The evolution of Google’s algorithms means that what was acceptable SEO practice a few years ago may now be scrutinized more heavily. For example, the rise of RankBrain and BERT has enabled Google to better understand natural language and user intent. This means that keyword stuffing or unnaturally phrasing content to target specific search queries is more likely to be detected as an attempt to manipulate rankings. Legitimate sites that haven’t updated their SEO strategies in line with these advancements are at risk.
Finally, external signals and backlink profiles can play a role. While focusing on high-quality, relevant backlinks is standard SEO practice, a sudden influx of low-quality or irrelevant backlinks can trigger a manual review or algorithmic penalty. If a legitimate site experiences an unexpected and suspicious backlink acquisition campaign (even if not initiated by the site owner), it can be mistakenly penalized. Conversely, a lack of natural, editorial links pointing to content can, in some cases, be interpreted as a sign that the content isn’t valuable enough to be organically referenced, which can be a characteristic of content farms.
In conclusion, the content farm peril is not confined to outright malicious actors.
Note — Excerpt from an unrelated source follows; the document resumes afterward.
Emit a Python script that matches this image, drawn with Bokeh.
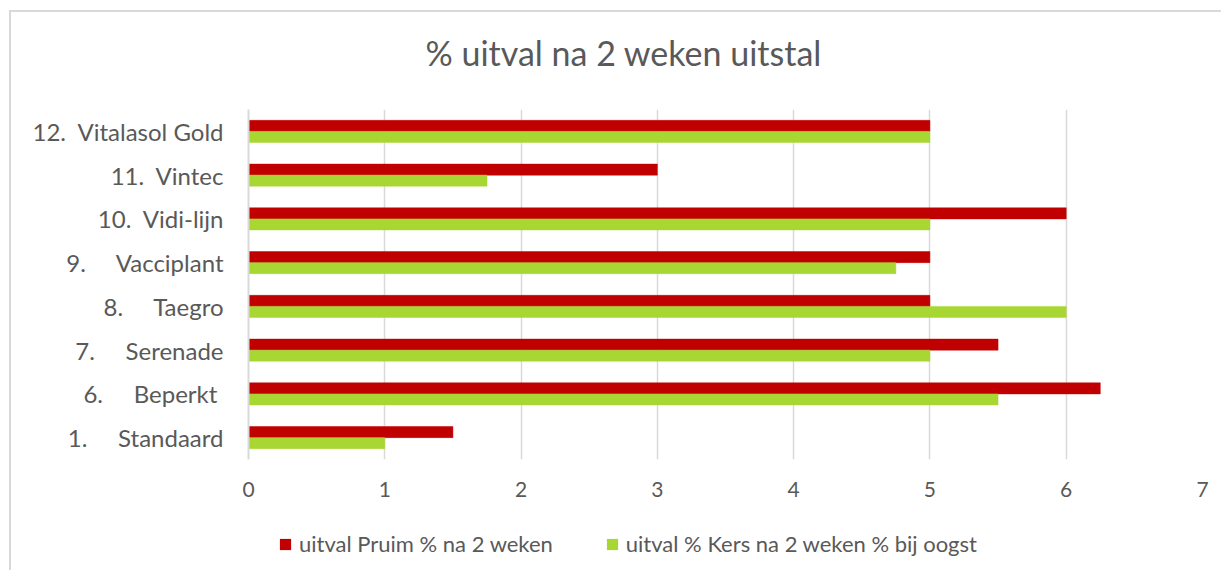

Legitimate websites can inadvertently fall into Google’s crosshairs through outdated SEO tactics, insufficient demonstration of E-E-A-T, unintentional thin or duplicate content, aggressive internal linking, poor user experience, over-reliance on AI without sufficient human oversight, technical SEO flaws, and a failure to adapt to evolving search engine algorithms. Maintaining a proactive approach to content quality, user experience, and transparent SEO practices is paramount to safeguarding a legitimate site from the increasingly sophisticated detection methods employed by Google. Continuous monitoring, regular content audits, and a commitment to providing genuine value to the end-user are the best defenses against being misclassified and penalized.